__YOUR OBJECTIVE__: Output the material exactly, but drop every image it holds.

** start of PROVIDED DATA **

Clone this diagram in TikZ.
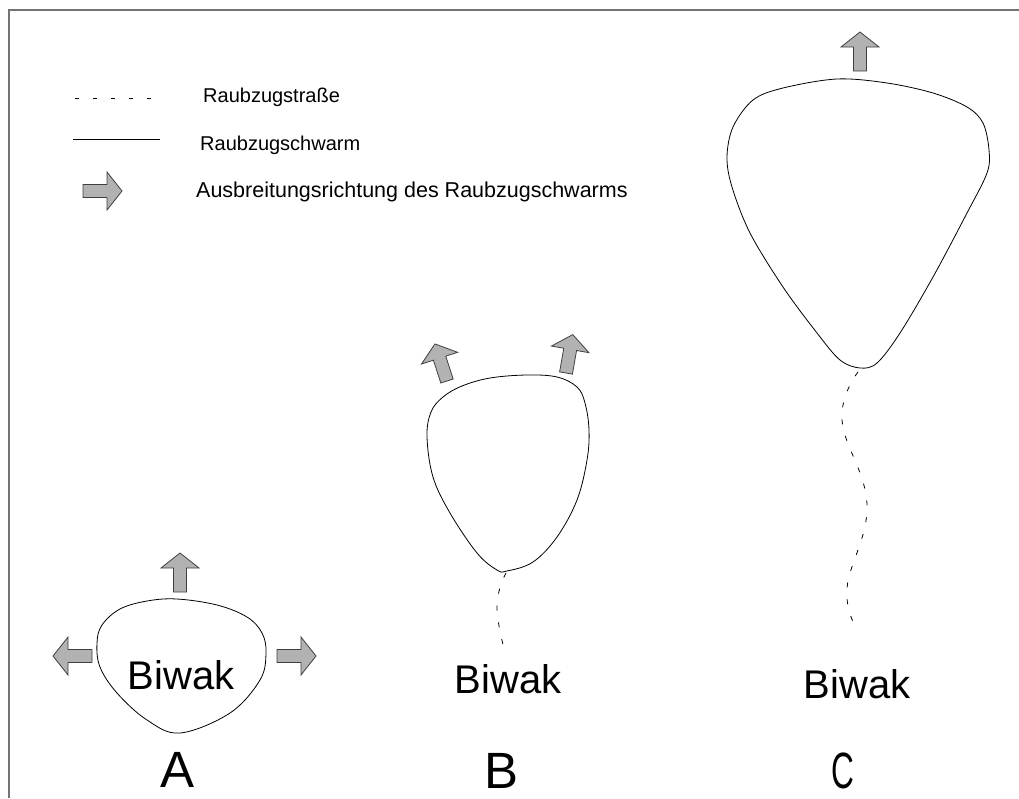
\documentclass[tikz,border=0pt]{standalone}
\usepackage{fontspec}
\setmainfont{Liberation Sans}
\newcommand\fatarrow[2]{%
  \draw[arrowbox, shift={#1}, rotate=#2]
    (0,-6.5) -- (24,-6.5) -- (24,-19) -- (39,0) -- (24,19) -- (24,6.5) -- (0,6.5) -- cycle;}
\begin{document}
\begin{tikzpicture}[x=1pt,y=-1pt,
  arrowbox/.style={fill=black!30, draw=black!75, line width=0.8pt, line join=miter},
  swarm/.style={draw=black, line width=0.8pt},
  trail/.style={draw=black, line width=0.8pt, dash pattern=on 5pt off 12pt},
  legtext/.style={anchor=base west, font=\fontsize{20}{24}\selectfont, inner sep=0pt},
  biwak/.style={anchor=base, font=\fontsize{40}{46}\selectfont, inner sep=0pt},
  letter/.style={anchor=base, font=\fontsize{51}{56}\selectfont, inner sep=0pt}]
\useasboundingbox (0,0) rectangle (1019,798);
\fill[white] (0,0) rectangle (1019,798);
% frame
\draw[draw=black!55, line width=1.5pt] (9,798) -- (9,10) -- (1019,10);

% legend
\draw[draw=black, line width=0.8pt, dash pattern=on 4pt off 14pt] (75,98) -- (156,98);
\node[legtext] (l1) at (203,102) {Raubzugstraße};
\draw[draw=black, line width=0.8pt] (73,139) -- (160,139);
\node[legtext] (l2) at (200,150) {Raubzugschwarm};
\fatarrow{(83,191)}{0}
\node[legtext, font=\fontsize{21.5}{24}\selectfont] (l3) at (196,197) {Ausbreitungsrichtung des Raubzugschwarms};

% A
\draw[swarm] plot[smooth cycle, tension=0.6] coordinates {
  (177,599) (217,605) (247,617) (262,633) (266,653) (260,680) (230,713) (180,733)
  (147,720) (117,693) (100,667) (97,643) (102,625) (120,609) (147,601)};
\node[biwak] (bA) at (181,689) {Biwak};
\node[letter] (A) at (178,787) {A};
\fatarrow{(180,592)}{90}
\fatarrow{(92,656)}{180}
\fatarrow{(277,656)}{0}

% B
\draw[swarm] plot[smooth cycle, tension=0.6] coordinates {
  (527,375) (557,377) (577,387) (585,403) (589,430) (587,460) (577,500) (557,537)
  (533,562) (507,571) (497,570) (477,553) (450,513) (433,477) (427,437) (431,412) (443,397) (462,386) (490,378)};
\coordinate (bBtop) at (506,573);
\coordinate (bBend) at (505,652);
\draw[trail] plot[smooth, tension=0.8] coordinates {(bBtop) (497,606) (bBend)};
\node[biwak] (bB) at (508,693) {Biwak};
\node[letter] (B) at (502,788) {B};
\fatarrow{(447,381)}{108}
\fatarrow{(566,373)}{80}

% C
\draw[swarm] plot[smooth cycle, tension=0.55] coordinates {
  (837,79) (887,83) (933,93) (967,107) (983,123) (989,150) (987,173) (967,213)
  (933,277) (900,333) (877,363) (860,368) (840,360) (817,333) (783,287) (750,233)
  (732,187) (727,157) (733,127) (753,100) (783,88)};
\coordinate (cCtop) at (858,372);
\coordinate (cCend) at (857,629);
\draw[trail] plot[smooth, tension=0.7] coordinates {(cCtop) (842,420) (867,505) (847,588) (cCend)};
\node[biwak] (bC) at (857,698) {Biwak};
\node[letter, xscale=0.62] (C) at (843,788) {C};
\fatarrow{(860,71)}{90}
\end{tikzpicture}
\end{document}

** end of PROVIDED DATA **

__EXERCISE RESULT__:
Clone this diagram in TikZ.
\documentclass[tikz,border=0pt]{standalone}
\usepackage{fontspec}
\setmainfont{Liberation Sans}
\newcommand\fatarrow[2]{%
  \draw[arrowbox, shift={#1}, rotate=#2]
    (0,-6.5) -- (24,-6.5) -- (24,-19) -- (39,0) -- (24,19) -- (24,6.5) -- (0,6.5) -- cycle;}
\begin{document}
\begin{tikzpicture}[x=1pt,y=-1pt,
  arrowbox/.style={fill=black!30, draw=black!75, line width=0.8pt, line join=miter},
  swarm/.style={draw=black, line width=0.8pt},
  trail/.style={draw=black, line width=0.8pt, dash pattern=on 5pt off 12pt},
  legtext/.style={anchor=base west, font=\fontsize{20}{24}\selectfont, inner sep=0pt},
  biwak/.style={anchor=base, font=\fontsize{40}{46}\selectfont, inner sep=0pt},
  letter/.style={anchor=base, font=\fontsize{51}{56}\selectfont, inner sep=0pt}]
\useasboundingbox (0,0) rectangle (1019,798);
\fill[white] (0,0) rectangle (1019,798);
% frame
\draw[draw=black!55, line width=1.5pt] (9,798) -- (9,10) -- (1019,10);

% legend
\draw[draw=black, line width=0.8pt, dash pattern=on 4pt off 14pt] (75,98) -- (156,98);
\node[legtext] (l1) at (203,102) {Raubzugstraße};
\draw[draw=black, line width=0.8pt] (73,139) -- (160,139);
\node[legtext] (l2) at (200,150) {Raubzugschwarm};
\fatarrow{(83,191)}{0}
\node[legtext, font=\fontsize{21.5}{24}\selectfont] (l3) at (196,197) {Ausbreitungsrichtung des Raubzugschwarms};

% A
\draw[swarm] plot[smooth cycle, tension=0.6] coordinates {
  (177,599) (217,605) (247,617) (262,633) (266,653) (260,680) (230,713) (180,733)
  (147,720) (117,693) (100,667) (97,643) (102,625) (120,609) (147,601)};
\node[biwak] (bA) at (181,689) {Biwak};
\node[letter] (A) at (178,787) {A};
\fatarrow{(180,592)}{90}
\fatarrow{(92,656)}{180}
\fatarrow{(277,656)}{0}

% B
\draw[swarm] plot[smooth cycle, tension=0.6] coordinates {
  (527,375) (557,377) (577,387) (585,403) (589,430) (587,460) (577,500) (557,537)
  (533,562) (507,571) (497,570) (477,553) (450,513) (433,477) (427,437) (431,412) (443,397) (462,386) (490,378)};
\coordinate (bBtop) at (506,573);
\coordinate (bBend) at (505,652);
\draw[trail] plot[smooth, tension=0.8] coordinates {(bBtop) (497,606) (bBend)};
\node[biwak] (bB) at (508,693) {Biwak};
\node[letter] (B) at (502,788) {B};
\fatarrow{(447,381)}{108}
\fatarrow{(566,373)}{80}

% C
\draw[swarm] plot[smooth cycle, tension=0.55] coordinates {
  (837,79) (887,83) (933,93) (967,107) (983,123) (989,150) (987,173) (967,213)
  (933,277) (900,333) (877,363) (860,368) (840,360) (817,333) (783,287) (750,233)
  (732,187) (727,157) (733,127) (753,100) (783,88)};
\coordinate (cCtop) at (858,372);
\coordinate (cCend) at (857,629);
\draw[trail] plot[smooth, tension=0.7] coordinates {(cCtop) (842,420) (867,505) (847,588) (cCend)};
\node[biwak] (bC) at (857,698) {Biwak};
\node[letter, xscale=0.62] (C) at (843,788) {C};
\fatarrow{(860,71)}{90}
\end{tikzpicture}
\end{document}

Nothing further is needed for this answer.